United University Professions President Frederick Kowal said he’s disappointed by the SUNY Board of Trustees’ decision to underfund 19 financially distressed campuses in its state aid allocation to the system’s state-operated colleges and universities.
Kowal said that for the second year in a row, the Trustees approved an allocation plan that sends the lion’s share of funding to the financially secure university centers and doles out what’s left to the rest of the campuses—including those dealing with multimillion-dollar deficits.
Some of those campuses, like SUNY Potsdam and SUNY Fredonia, have announced program and staff cuts to reduce deficits of $9 million and $17 million, respectively.
While Kowal said the Trustees’ allocation plan will help the university centers, they could have used those funds to wipe out a combined $146 million deficit at the 19 campuses, many of them located upstate.
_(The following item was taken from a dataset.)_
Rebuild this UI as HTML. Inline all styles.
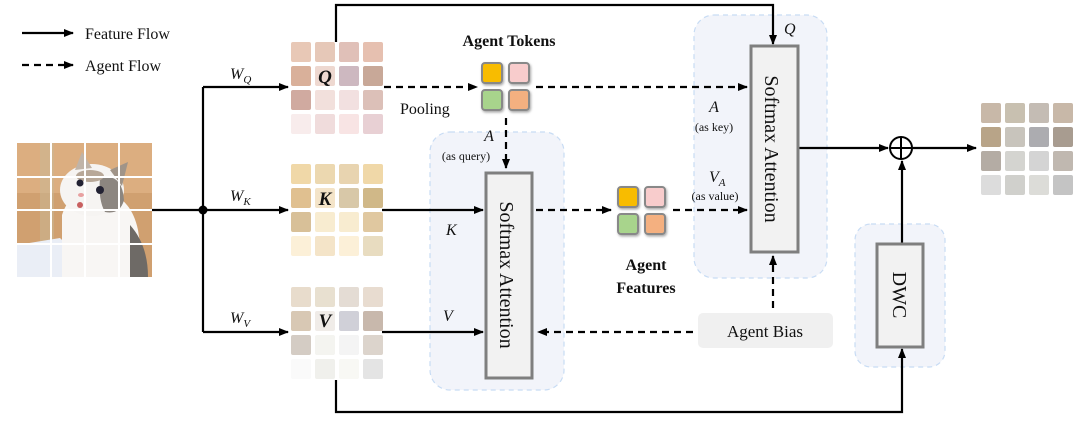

He said, “Nearly $300 million in direct state aid to SUNY is in the enacted budget and can be used to make our financially strapped campuses whole. But the Trustees—following the chancellor’s plan—chose not to do that.”
Kowal said that most SUNY campuses have never recovered from massive Great Recession-era cuts to SUNY and more than a decade of austerity budgets under former Governor Andrew Cuomo. Smaller campuses, such as Fredonia, Potsdam and Buffalo State, have been particularly impacted.
On April 29, Kowal joined more than 200 Fredonia students, faculty and community leaders at a rally to call on the Trustees to distribute direct state aid based on campus need.
Last December, Fredonia administrators—pressured by Chancellor John King—announced the termination of 13 majors in an attempt to reduce a $17 million deficit. In October 2023, Potsdam administrators announced plans to cut as many as 10 degree programs to help close a $9 million shortfall.
Kowal again urged the Trustees to reject King’s allocation plan and fairly fund campuses in need.